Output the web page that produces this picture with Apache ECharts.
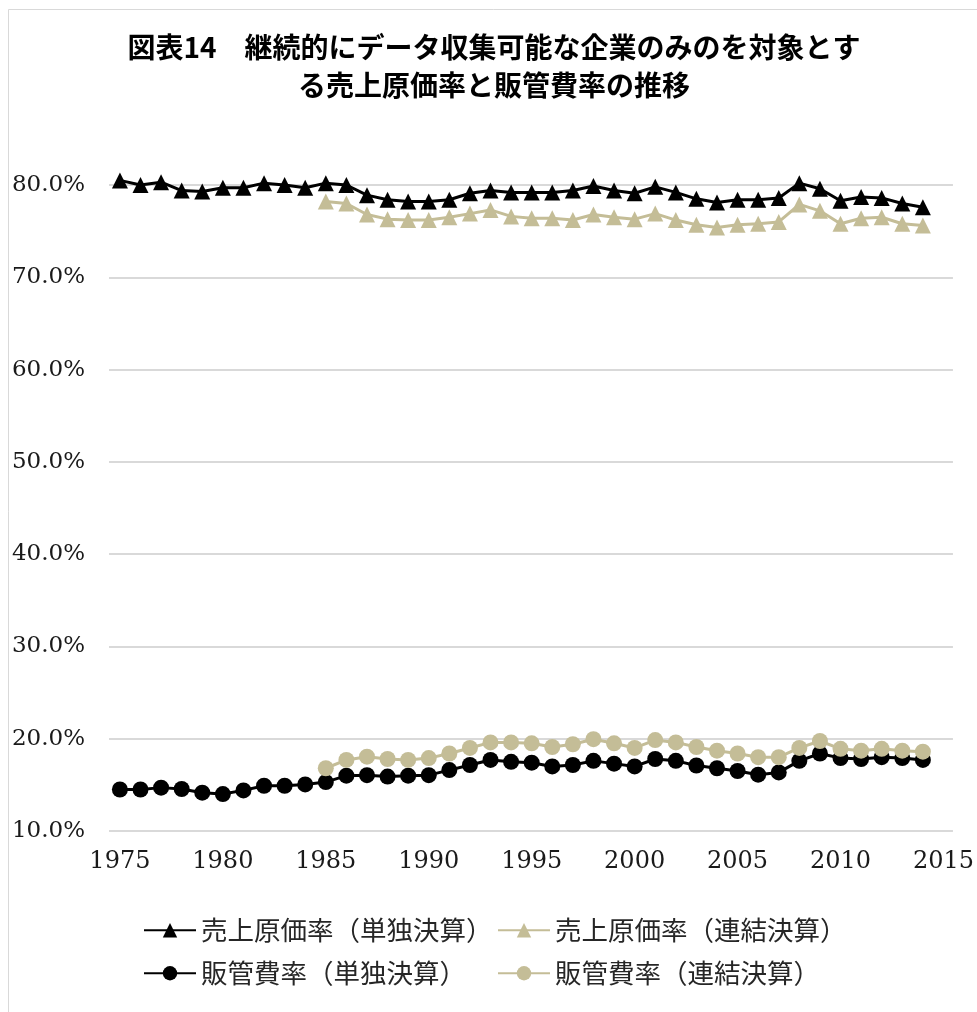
<!DOCTYPE html>
<html><head><meta charset="utf-8">
<script src="https://cdn.jsdelivr.net/npm/echarts@6/dist/echarts.min.js"></script>
<style>html,body{margin:0;padding:0;background:#fff}#c{width:977px;height:1012px}</style>
</head><body><div id="c"></div>
<script>
const titleText = '図表14　継続的にデータ収集可能な企業のみのを対象とす\nる売上原価率と販管費率の推移';
const years = [1975,1976,1977,1978,1979,1980,1981,1982,1983,1984,1985,1986,1987,1988,1989,1990,1991,1992,1993,1994,1995,1996,1997,1998,1999,2000,2001,2002,2003,2004,2005,2006,2007,2008,2009,2010,2011,2012,2013,2014];
const consYears = years.slice(10);
const seriesNames = ['売上原価率（単独決算）','売上原価率（連結決算）','販管費率（単独決算）','販管費率（連結決算）'];
const cogsStandalone = [80.5,80.0,80.3,79.4,79.3,79.7,79.7,80.2,80.0,79.7,80.2,80.0,78.9,78.4,78.2,78.2,78.4,79.1,79.4,79.2,79.2,79.2,79.4,79.9,79.4,79.1,79.8,79.2,78.5,78.1,78.4,78.4,78.6,80.2,79.6,78.3,78.7,78.6,78.0,77.6];
const cogsConsolidated = [78.2,78.0,76.8,76.3,76.2,76.2,76.5,76.9,77.3,76.6,76.4,76.4,76.2,76.8,76.5,76.3,76.9,76.2,75.7,75.4,75.7,75.8,76.0,77.9,77.2,75.8,76.4,76.5,75.8,75.6];
const sgaStandalone = [14.5,14.5,14.7,14.55,14.15,14.0,14.4,14.9,14.9,15.05,15.3,16.0,16.05,15.9,16.0,16.05,16.6,17.15,17.7,17.5,17.4,17.0,17.15,17.6,17.3,17.0,17.8,17.6,17.1,16.8,16.5,16.1,16.35,17.6,18.4,17.9,17.8,18.0,17.9,17.7];
const sgaConsolidated = [16.8,17.7,18.05,17.8,17.7,17.9,18.4,19.0,19.6,19.6,19.5,19.1,19.4,19.95,19.5,19.0,19.85,19.6,19.1,18.7,18.4,18.0,18.0,19.0,19.75,18.9,18.7,18.9,18.7,18.6];
const xTicks = [1975,1980,1985,1990,1995,2000,2005,2010,2015];

const BLACK = '#000000', TAN = '#C4BD97';
const pair = (xs, ys) => xs.map((x, i) => [x, ys[i]]);
function mk(name, xs, ys, color, symbol) {
  return { name, type: 'line', data: pair(xs, ys), symbol, symbolSize: 16, clip: false,
    lineStyle: { color, width: 3 }, itemStyle: { color }, emphasis: { disabled: true } };
}
const legendFont = { fontFamily: '"Noto Sans CJK JP"', fontSize: 26.5, color: '#262626' };
function lg(name, left, top) {
  return { data: [name], left, top, itemWidth: 52, itemHeight: 18, itemGap: 0, padding: 0, textStyle: legendFont };
}
const axisFont = { fontFamily: 'DejaVu Serif', color: '#1a1a1a' };
const chart = echarts.init(document.getElementById('c'), null, { renderer: 'canvas' });
chart.setOption({
  animation: false,
  backgroundColor: '#fff',
  graphic: [{ type: 'rect', shape: { x: 8.5, y: 9.5, width: 1100, height: 1100 }, style: { fill: 'none', stroke: '#D9D9D9', lineWidth: 1 }, silent: true }],
  title: { text: titleText, left: 489, top: 23, textAlign: 'center',
    textStyle: { fontFamily: '"Noto Sans CJK JP"', fontWeight: 'bold', fontSize: 28, lineHeight: 38, color: '#000' } },
  grid: { left: 109, right: 22, top: 185, bottom: 181 },
  xAxis: { type: 'value', min: 1974.47, max: 2015.46,
    axisLine: { show: false }, axisTick: { show: false }, splitLine: { show: false },
    axisLabel: Object.assign({ customValues: xTicks, margin: 19, fontSize: 24, formatter: v => String(v) }, axisFont) },
  yAxis: { type: 'value', min: 10, max: 80, interval: 10,
    axisLine: { show: false }, axisTick: { show: false },
    splitLine: { lineStyle: { color: '#D9D9D9', width: 2 } },
    axisLabel: Object.assign({ margin: 24, fontSize: 23, formatter: v => v.toFixed(1) + '%' }, axisFont) },
  legend: [lg(seriesNames[0], 143, 917), lg(seriesNames[1], 497, 917), lg(seriesNames[2], 143, 960), lg(seriesNames[3], 497, 960)],
  series: [
    mk(seriesNames[0], years, cogsStandalone, BLACK, 'triangle'),
    mk(seriesNames[1], consYears, cogsConsolidated, TAN, 'triangle'),
    mk(seriesNames[2], years, sgaStandalone, BLACK, 'circle'),
    mk(seriesNames[3], consYears, sgaConsolidated, TAN, 'circle')
  ]
});
</script></body></html>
+===+
From the listing, extract all text exactly as given and drop any picture.

Output the web page that produces this picture with Apache ECharts.
<!DOCTYPE html>
<html><head><meta charset="utf-8">
<script src="https://cdn.jsdelivr.net/npm/echarts@6/dist/echarts.min.js"></script>
<style>html,body{margin:0;padding:0;background:#fff}#c{width:977px;height:1012px}</style>
</head><body><div id="c"></div>
<script>
const titleText = '図表14　継続的にデータ収集可能な企業のみのを対象とす\nる売上原価率と販管費率の推移';
const years = [1975,1976,1977,1978,1979,1980,1981,1982,1983,1984,1985,1986,1987,1988,1989,1990,1991,1992,1993,1994,1995,1996,1997,1998,1999,2000,2001,2002,2003,2004,2005,2006,2007,2008,2009,2010,2011,2012,2013,2014];
const consYears = years.slice(10);
const seriesNames = ['売上原価率（単独決算）','売上原価率（連結決算）','販管費率（単独決算）','販管費率（連結決算）'];
const cogsStandalone = [80.5,80.0,80.3,79.4,79.3,79.7,79.7,80.2,80.0,79.7,80.2,80.0,78.9,78.4,78.2,78.2,78.4,79.1,79.4,79.2,79.2,79.2,79.4,79.9,79.4,79.1,79.8,79.2,78.5,78.1,78.4,78.4,78.6,80.2,79.6,78.3,78.7,78.6,78.0,77.6];
const cogsConsolidated = [78.2,78.0,76.8,76.3,76.2,76.2,76.5,76.9,77.3,76.6,76.4,76.4,76.2,76.8,76.5,76.3,76.9,76.2,75.7,75.4,75.7,75.8,76.0,77.9,77.2,75.8,76.4,76.5,75.8,75.6];
const sgaStandalone = [14.5,14.5,14.7,14.55,14.15,14.0,14.4,14.9,14.9,15.05,15.3,16.0,16.05,15.9,16.0,16.05,16.6,17.15,17.7,17.5,17.4,17.0,17.15,17.6,17.3,17.0,17.8,17.6,17.1,16.8,16.5,16.1,16.35,17.6,18.4,17.9,17.8,18.0,17.9,17.7];
const sgaConsolidated = [16.8,17.7,18.05,17.8,17.7,17.9,18.4,19.0,19.6,19.6,19.5,19.1,19.4,19.95,19.5,19.0,19.85,19.6,19.1,18.7,18.4,18.0,18.0,19.0,19.75,18.9,18.7,18.9,18.7,18.6];
const xTicks = [1975,1980,1985,1990,1995,2000,2005,2010,2015];

const BLACK = '#000000', TAN = '#C4BD97';
const pair = (xs, ys) => xs.map((x, i) => [x, ys[i]]);
function mk(name, xs, ys, color, symbol) {
  return { name, type: 'line', data: pair(xs, ys), symbol, symbolSize: 16, clip: false,
    lineStyle: { color, width: 3 }, itemStyle: { color }, emphasis: { disabled: true } };
}
const legendFont = { fontFamily: '"Noto Sans CJK JP"', fontSize: 26.5, color: '#262626' };
function lg(name, left, top) {
  return { data: [name], left, top, itemWidth: 52, itemHeight: 18, itemGap: 0, padding: 0, textStyle: legendFont };
}
const axisFont = { fontFamily: 'DejaVu Serif', color: '#1a1a1a' };
const chart = echarts.init(document.getElementById('c'), null, { renderer: 'canvas' });
chart.setOption({
  animation: false,
  backgroundColor: '#fff',
  graphic: [{ type: 'rect', shape: { x: 8.5, y: 9.5, width: 1100, height: 1100 }, style: { fill: 'none', stroke: '#D9D9D9', lineWidth: 1 }, silent: true }],
  title: { text: titleText, left: 489, top: 23, textAlign: 'center',
    textStyle: { fontFamily: '"Noto Sans CJK JP"', fontWeight: 'bold', fontSize: 28, lineHeight: 38, color: '#000' } },
  grid: { left: 109, right: 22, top: 185, bottom: 181 },
  xAxis: { type: 'value', min: 1974.47, max: 2015.46,
    axisLine: { show: false }, axisTick: { show: false }, splitLine: { show: false },
    axisLabel: Object.assign({ customValues: xTicks, margin: 19, fontSize: 24, formatter: v => String(v) }, axisFont) },
  yAxis: { type: 'value', min: 10, max: 80, interval: 10,
    axisLine: { show: false }, axisTick: { show: false },
    splitLine: { lineStyle: { color: '#D9D9D9', width: 2 } },
    axisLabel: Object.assign({ margin: 24, fontSize: 23, formatter: v => v.toFixed(1) + '%' }, axisFont) },
  legend: [lg(seriesNames[0], 143, 917), lg(seriesNames[1], 497, 917), lg(seriesNames[2], 143, 960), lg(seriesNames[3], 497, 960)],
  series: [
    mk(seriesNames[0], years, cogsStandalone, BLACK, 'triangle'),
    mk(seriesNames[1], consYears, cogsConsolidated, TAN, 'triangle'),
    mk(seriesNames[2], years, sgaStandalone, BLACK, 'circle'),
    mk(seriesNames[3], consYears, sgaConsolidated, TAN, 'circle')
  ]
});
</script></body></html>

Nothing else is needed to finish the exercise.